The presence of curvature also affects the late-time dynamics and initial power spectra. As is well known, the scalar temperature power spectrum exhibits an enhancement of power at low multipoles due to the integrated Sachs-Wolfe (ISW) effect during curvature domination. This does not affect the polarization, assuming no reionization, as it is generated at last scattering. However it does affect the temperature-polarization cross correlation (see Fig. 2). In an open universe, the largest scales (lowest $\ell$) pick up unequal-time correlations with the ISW contributions which are of opposite sign to the ordinary Sachs-Wolfe contribution. This reverses the sign of the correlation and formally violates the predictions of [20]. In practice this effect is unobservable due to the smallness of signal. Even minimal amounts of reionization will destroy this effect.

Open universe modifications to the initial power spectrum are potentially observable in the large angle CMB spectrum. Unfortunately subtle differences in the temperature power spectrum can be lost in cosmic variance. While polarization provides extra information, in the absence of late reionization the large-angle polarization is largely a projection of small scale fluctuations. Nonetheless in our universe (where reionization occured before redshift $z\approx 5$) the large-angle polarization is sensitive to the primoridial power spectrum at the curvature scale. Thus if the fluctuations which gave rise to the large-scale structure and CMB anisotropy in our universe were generated by an open inflationary scenario based on bubble nucleation, a study of the large-angle polarization can in principle teach us about the initial nucleation event [19].

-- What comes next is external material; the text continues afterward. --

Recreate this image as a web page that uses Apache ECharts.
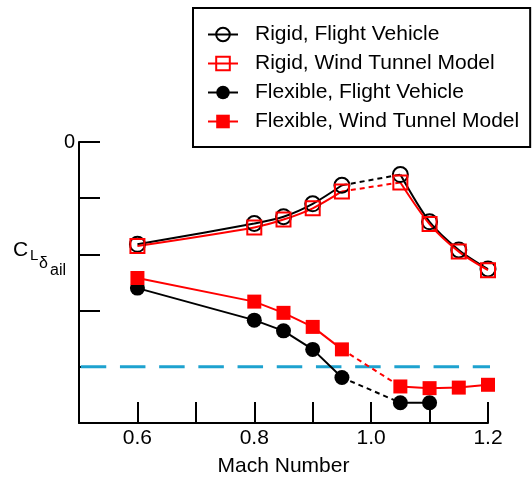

In summary, we have completed the formalism for calculating and interpreting temperature and polarization anisotropies in linear theory from arbitary metric fluctuations in an FRW universe. The results presented here are new for non-flat vector and tensor (polarization) perturbations and we have calculated the scalar and tensor temperature and polarization contributions for open inflationary spectra. The open tensor perturbation equations have been added to CMBFAST which is now publically available.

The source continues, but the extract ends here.